Argon is a favorite gas used in many vacuum brazing shops since it is an inert gas that will not react with any of the metals being heat treated or brazed in those vacuum furnaces. Thus, dry argon (as measured by a dewpoint meter right at the furnace) is often used for partial-pressure brazing applications, for rapid-cooling needs or merely as a gaseous atmosphere to allow better conduction of heat between components inside the furnace. But argon can also be dangerous or even lethal!  
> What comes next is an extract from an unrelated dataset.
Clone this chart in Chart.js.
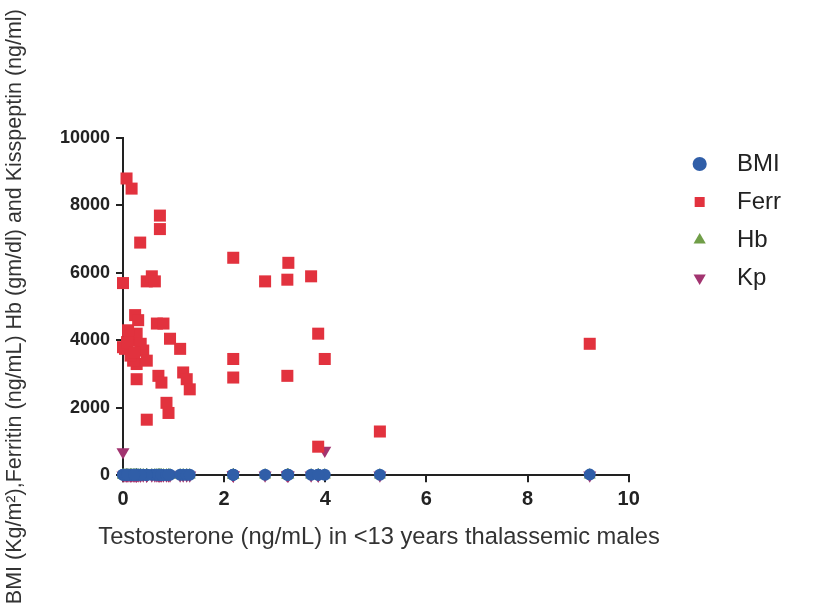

Argon is an odorless, colorless and tasteless gas. Because it is heavier than air, it will to flow to the lowest spot, often down into holes or pits built into your shop floor. Many companies build those pits in their shop floors so that equipment can be lowered down into them, thus eliminating the need to add height to the ceilings of the buildings. When people enter these pits in the shop floor to work on the equipment, they may unknowingly be breathing argon that has flowed into and filled that pit. Then, with no warning, they can collapse, having passed out from argon asphyxiation. If they are not quickly pulled out of the pit, they can die in a matter of minutes.

True Story: Some years ago, a worker went down into a pit in a shop to work on the bottom of a tall piece of equipment. He apparently did not know that the argon being piped into the shop area had been leaking and had filled that pit. As he was working on the base of the equipment, he collapsed from argon asphyxiation. His buddy must have been walking by and noticed him lying on the floor of the pit. He quickly climbed down the ladder into the pit to see what was wrong with the first worker to try and help him. This happened on a Friday evening. They were found in the pit on Monday morning, both dead. The rescuer was slumped at the bottom of the ladder with the first guy on his shoulder.  

REMEMBER: Argon is heavier than air. It doesn’t mix with the air but replaces it instead! As the pit fills with argon, the air is pushed out. Thus, no oxygen remains to support life!